▶ _What the task asks_
Reproduce the lines of the material exactly, excluding every image.

▶ _Collected material_
+ + + + +

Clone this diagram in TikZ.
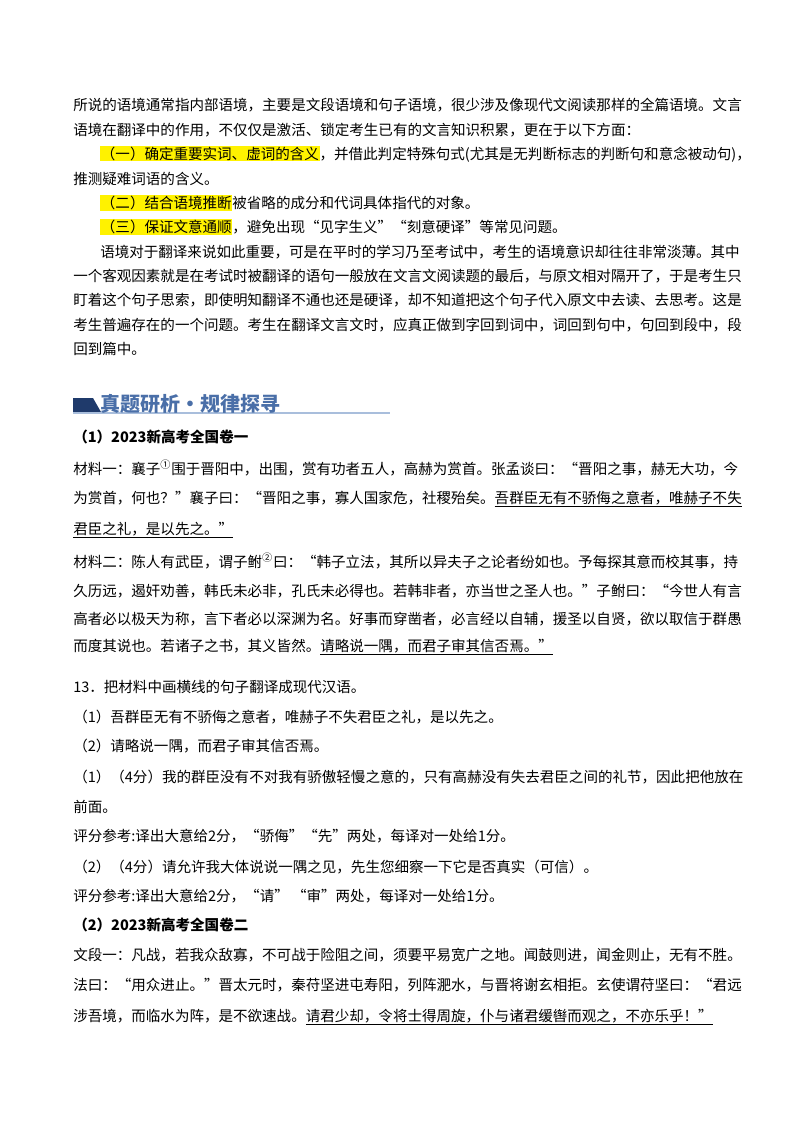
\documentclass[tikz,border=0pt]{standalone}
\usepackage{fontspec}
\setmainfont{Noto Sans CJK SC}
\usetikzlibrary{calc}
\XeTeXinterchartokenstate=1
\XeTeXinterchartoks 1 1 = {\hskip0pt plus 1pt}
\XeTeXinterchartoks 1 2 = {\hskip0pt plus 1pt}
\XeTeXinterchartoks 1 3 = {\hskip0pt plus 1pt}
\XeTeXinterchartoks 2 1 = {\hskip0pt plus 1pt}
\XeTeXinterchartoks 3 1 = {\hskip0pt plus 1pt}
\XeTeXinterchartoks 3 2 = {\hskip0pt plus 1pt}
\XeTeXinterchartoks 0 1 = {\hskip0pt plus 1pt}
\XeTeXinterchartoks 1 0 = {\hskip0pt plus 1pt}
\XeTeXinterchartoks 3 0 = {\hskip0pt plus 1pt}
\XeTeXinterchartoks 0 3 = {\hskip0pt plus 1pt}
\definecolor{hdrnavy}{HTML}{1F3A6B}
\definecolor{hdrblue}{HTML}{4A6FA8}
\definecolor{hdrline}{HTML}{A9BEDC}
\newcommand\hlt[1]{{\setlength{\fboxsep}{0.5pt}\colorbox{yellow}{#1}}}
\newcommand\ul[1]{\underline{#1}}
% justified line: name, x(px), y(px), width(pt), text
\newcommand\Jline[5]{\node[txt] (#1) at (#2,#3) {\makebox[#4][s]{#5}};}
\newcommand\Nline[4]{\node[txt] (#1) at (#2,#3) {#4};}
\tikzset{txt/.style={anchor=west,inner sep=0pt,font=\fontsize{10.9}{13}\selectfont,text=black}}
\begin{document}
\begin{tikzpicture}[x=0.75pt,y=-0.75pt]
\fill[white] (0,0) rectangle (800,1132);
\useasboundingbox (0,0) rectangle (800,1132);
\Jline{l1}{73}{105}{490.5pt}{所说的语境通常指内部语境，主要是文段语境和句子语境，很少涉及像现代文阅读那样的全篇语境。文言}
\Nline{l2}{73}{130}{语境在翻译中的作用，不仅仅是激活、锁定考生已有的文言知识积累，更在于以下方面：}
\Jline{l3}{100}{154}{470.25pt}{\hlt{（一）确定重要实词、虚词的含义}，并借此判定特殊句式(尤其是无判断标志的判断句和意念被动句)，}
\Nline{l4}{73}{179}{推测疑难词语的含义。}
\Nline{l5}{100}{203}{\hlt{（二）结合语境推断}被省略的成分和代词具体指代的对象。}
\Nline{l6}{100}{227}{\hlt{（三）保证文意通顺}，避免出现“见字生义”“刻意硬译”等常见问题。}
\Jline{l7}{100}{252}{470.25pt}{语境对于翻译来说如此重要，可是在平时的学习乃至考试中，考生的语境意识却往往非常淡薄。其中}
\Jline{l8}{73}{276}{490.5pt}{一个客观因素就是在考试时被翻译的语句一般放在文言文阅读题的最后，与原文相对隔开了，于是考生只}
\Jline{l9}{73}{300}{490.5pt}{盯着这个句子思索，即使明知翻译不通也还是硬译，却不知道把这个句子代入原文中去读、去思考。这是}
\Jline{l10}{73}{325}{490.5pt}{考生普遍存在的一个问题。考生在翻译文言文时，应真正做到字回到词中，词回到句中，句回到段中，段}
\Nline{l11}{73}{349}{回到篇中。}
% header
\fill[hdrnavy] (73,398) -- (93,398) -- (101,412) -- (73,412) -- cycle;
\draw[hdrline,line width=0.8pt] (73,413) -- (390,413);
\node[anchor=west,inner sep=0pt,font=\fontsize{15}{17}\selectfont\bfseries,text=hdrblue] (hdr) at (100,404) {真题研析·规律探寻};
\node[txt,font=\fontsize{10.9}{13}\selectfont\bfseries] (t1) at (73,437) {（1）2023新高考全国卷一};
\Jline{m1}{73}{468}{490.5pt}{材料一：襄子\textsuperscript{①}围于晋阳中，出围，赏有功者五人，高赫为赏首。张孟谈曰：“晋阳之事，赫无大功，今}
\Jline{m2}{73}{499}{490.5pt}{为赏首，何也？”襄子曰：“晋阳之事，寡人国家危，社稷殆矣。\ul{吾群臣无有不骄侮之意者，唯赫子不失}}
\Nline{m3}{73}{530}{\ul{君臣之礼，是以先之。”}}
\Jline{m4}{73}{561}{490.5pt}{材料二：陈人有武臣，谓子鲋\textsuperscript{②}曰：“韩子立法，其所以异夫子之论者纷如也。予每探其意而校其事，持}
\Jline{m5}{73}{591}{490.5pt}{久历远，遏奸劝善，韩氏未必非，孔氏未必得也。若韩非者，亦当世之圣人也。”子鲋曰：“今世人有言}
\Jline{m6}{73}{619}{490.5pt}{高者必以极天为称，言下者必以深渊为名。好事而穿凿者，必言经以自辅，援圣以自贤，欲以取信于群愚}
\Nline{m7}{73}{647}{而度其说也。若诸子之书，其义皆然。\ul{请略说一隅，而君子审其信否焉。”}}
\Nline{q0}{73}{687}{13．把材料中画横线的句子翻译成现代汉语。}
\Nline{q1}{73}{717}{（1）吾群臣无有不骄侮之意者，唯赫子不失君臣之礼，是以先之。}
\Nline{q2}{73}{746}{（2）请略说一隅，而君子审其信否焉。}
\Jline{a1}{73}{777}{490.5pt}{（1）（4分）我的群臣没有不对我有骄傲轻慢之意的，只有高赫没有失去君臣之间的礼节，因此把他放在}
\Nline{a2}{73}{807}{前面。}
\Nline{a3}{73}{836}{评分参考:译出大意给2分，“骄侮”“先”两处，每译对一处给1分。}
\Nline{a4}{73}{867}{（2）（4分）请允许我大体说说一隅之见，先生您细察一下它是否真实（可信）。}
\Nline{a5}{73}{896}{评分参考:译出大意给2分，“请”\ “审”两处，每译对一处给1分。}
\node[txt,font=\fontsize{10.9}{13}\selectfont\bfseries] (t2) at (73,925) {（2）2023新高考全国卷二};
\Jline{w1}{73}{955}{490.5pt}{文段一：凡战，若我众敌寡，不可战于险阻之间，须要平易宽广之地。闻鼓则进，闻金则止，无有不胜。}
\Jline{w2}{73}{985}{490.5pt}{法曰：“用众进止。”晋太元时，秦苻坚进屯寿阳，列阵淝水，与晋将谢玄相拒。玄使谓苻坚曰：“君远}
\Nline{w3}{73}{1017}{涉吾境，而临水为阵，是不欲速战。\ul{请君少却，令将士得周旋，仆与诸君缓辔而观之，不亦乐乎！”}}
\end{tikzpicture}
\end{document}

+ + + + +

▶ _Solution to this problem_
Clone this diagram in TikZ.
\documentclass[tikz,border=0pt]{standalone}
\usepackage{fontspec}
\setmainfont{Noto Sans CJK SC}
\usetikzlibrary{calc}
\XeTeXinterchartokenstate=1
\XeTeXinterchartoks 1 1 = {\hskip0pt plus 1pt}
\XeTeXinterchartoks 1 2 = {\hskip0pt plus 1pt}
\XeTeXinterchartoks 1 3 = {\hskip0pt plus 1pt}
\XeTeXinterchartoks 2 1 = {\hskip0pt plus 1pt}
\XeTeXinterchartoks 3 1 = {\hskip0pt plus 1pt}
\XeTeXinterchartoks 3 2 = {\hskip0pt plus 1pt}
\XeTeXinterchartoks 0 1 = {\hskip0pt plus 1pt}
\XeTeXinterchartoks 1 0 = {\hskip0pt plus 1pt}
\XeTeXinterchartoks 3 0 = {\hskip0pt plus 1pt}
\XeTeXinterchartoks 0 3 = {\hskip0pt plus 1pt}
\definecolor{hdrnavy}{HTML}{1F3A6B}
\definecolor{hdrblue}{HTML}{4A6FA8}
\definecolor{hdrline}{HTML}{A9BEDC}
\newcommand\hlt[1]{{\setlength{\fboxsep}{0.5pt}\colorbox{yellow}{#1}}}
\newcommand\ul[1]{\underline{#1}}
% justified line: name, x(px), y(px), width(pt), text
\newcommand\Jline[5]{\node[txt] (#1) at (#2,#3) {\makebox[#4][s]{#5}};}
\newcommand\Nline[4]{\node[txt] (#1) at (#2,#3) {#4};}
\tikzset{txt/.style={anchor=west,inner sep=0pt,font=\fontsize{10.9}{13}\selectfont,text=black}}
\begin{document}
\begin{tikzpicture}[x=0.75pt,y=-0.75pt]
\fill[white] (0,0) rectangle (800,1132);
\useasboundingbox (0,0) rectangle (800,1132);
\Jline{l1}{73}{105}{490.5pt}{所说的语境通常指内部语境，主要是文段语境和句子语境，很少涉及像现代文阅读那样的全篇语境。文言}
\Nline{l2}{73}{130}{语境在翻译中的作用，不仅仅是激活、锁定考生已有的文言知识积累，更在于以下方面：}
\Jline{l3}{100}{154}{470.25pt}{\hlt{（一）确定重要实词、虚词的含义}，并借此判定特殊句式(尤其是无判断标志的判断句和意念被动句)，}
\Nline{l4}{73}{179}{推测疑难词语的含义。}
\Nline{l5}{100}{203}{\hlt{（二）结合语境推断}被省略的成分和代词具体指代的对象。}
\Nline{l6}{100}{227}{\hlt{（三）保证文意通顺}，避免出现“见字生义”“刻意硬译”等常见问题。}
\Jline{l7}{100}{252}{470.25pt}{语境对于翻译来说如此重要，可是在平时的学习乃至考试中，考生的语境意识却往往非常淡薄。其中}
\Jline{l8}{73}{276}{490.5pt}{一个客观因素就是在考试时被翻译的语句一般放在文言文阅读题的最后，与原文相对隔开了，于是考生只}
\Jline{l9}{73}{300}{490.5pt}{盯着这个句子思索，即使明知翻译不通也还是硬译，却不知道把这个句子代入原文中去读、去思考。这是}
\Jline{l10}{73}{325}{490.5pt}{考生普遍存在的一个问题。考生在翻译文言文时，应真正做到字回到词中，词回到句中，句回到段中，段}
\Nline{l11}{73}{349}{回到篇中。}
% header
\fill[hdrnavy] (73,398) -- (93,398) -- (101,412) -- (73,412) -- cycle;
\draw[hdrline,line width=0.8pt] (73,413) -- (390,413);
\node[anchor=west,inner sep=0pt,font=\fontsize{15}{17}\selectfont\bfseries,text=hdrblue] (hdr) at (100,404) {真题研析·规律探寻};
\node[txt,font=\fontsize{10.9}{13}\selectfont\bfseries] (t1) at (73,437) {（1）2023新高考全国卷一};
\Jline{m1}{73}{468}{490.5pt}{材料一：襄子\textsuperscript{①}围于晋阳中，出围，赏有功者五人，高赫为赏首。张孟谈曰：“晋阳之事，赫无大功，今}
\Jline{m2}{73}{499}{490.5pt}{为赏首，何也？”襄子曰：“晋阳之事，寡人国家危，社稷殆矣。\ul{吾群臣无有不骄侮之意者，唯赫子不失}}
\Nline{m3}{73}{530}{\ul{君臣之礼，是以先之。”}}
\Jline{m4}{73}{561}{490.5pt}{材料二：陈人有武臣，谓子鲋\textsuperscript{②}曰：“韩子立法，其所以异夫子之论者纷如也。予每探其意而校其事，持}
\Jline{m5}{73}{591}{490.5pt}{久历远，遏奸劝善，韩氏未必非，孔氏未必得也。若韩非者，亦当世之圣人也。”子鲋曰：“今世人有言}
\Jline{m6}{73}{619}{490.5pt}{高者必以极天为称，言下者必以深渊为名。好事而穿凿者，必言经以自辅，援圣以自贤，欲以取信于群愚}
\Nline{m7}{73}{647}{而度其说也。若诸子之书，其义皆然。\ul{请略说一隅，而君子审其信否焉。”}}
\Nline{q0}{73}{687}{13．把材料中画横线的句子翻译成现代汉语。}
\Nline{q1}{73}{717}{（1）吾群臣无有不骄侮之意者，唯赫子不失君臣之礼，是以先之。}
\Nline{q2}{73}{746}{（2）请略说一隅，而君子审其信否焉。}
\Jline{a1}{73}{777}{490.5pt}{（1）（4分）我的群臣没有不对我有骄傲轻慢之意的，只有高赫没有失去君臣之间的礼节，因此把他放在}
\Nline{a2}{73}{807}{前面。}
\Nline{a3}{73}{836}{评分参考:译出大意给2分，“骄侮”“先”两处，每译对一处给1分。}
\Nline{a4}{73}{867}{（2）（4分）请允许我大体说说一隅之见，先生您细察一下它是否真实（可信）。}
\Nline{a5}{73}{896}{评分参考:译出大意给2分，“请”\ “审”两处，每译对一处给1分。}
\node[txt,font=\fontsize{10.9}{13}\selectfont\bfseries] (t2) at (73,925) {（2）2023新高考全国卷二};
\Jline{w1}{73}{955}{490.5pt}{文段一：凡战，若我众敌寡，不可战于险阻之间，须要平易宽广之地。闻鼓则进，闻金则止，无有不胜。}
\Jline{w2}{73}{985}{490.5pt}{法曰：“用众进止。”晋太元时，秦苻坚进屯寿阳，列阵淝水，与晋将谢玄相拒。玄使谓苻坚曰：“君远}
\Nline{w3}{73}{1017}{涉吾境，而临水为阵，是不欲速战。\ul{请君少却，令将士得周旋，仆与诸君缓辔而观之，不亦乐乎！”}}
\end{tikzpicture}
\end{document}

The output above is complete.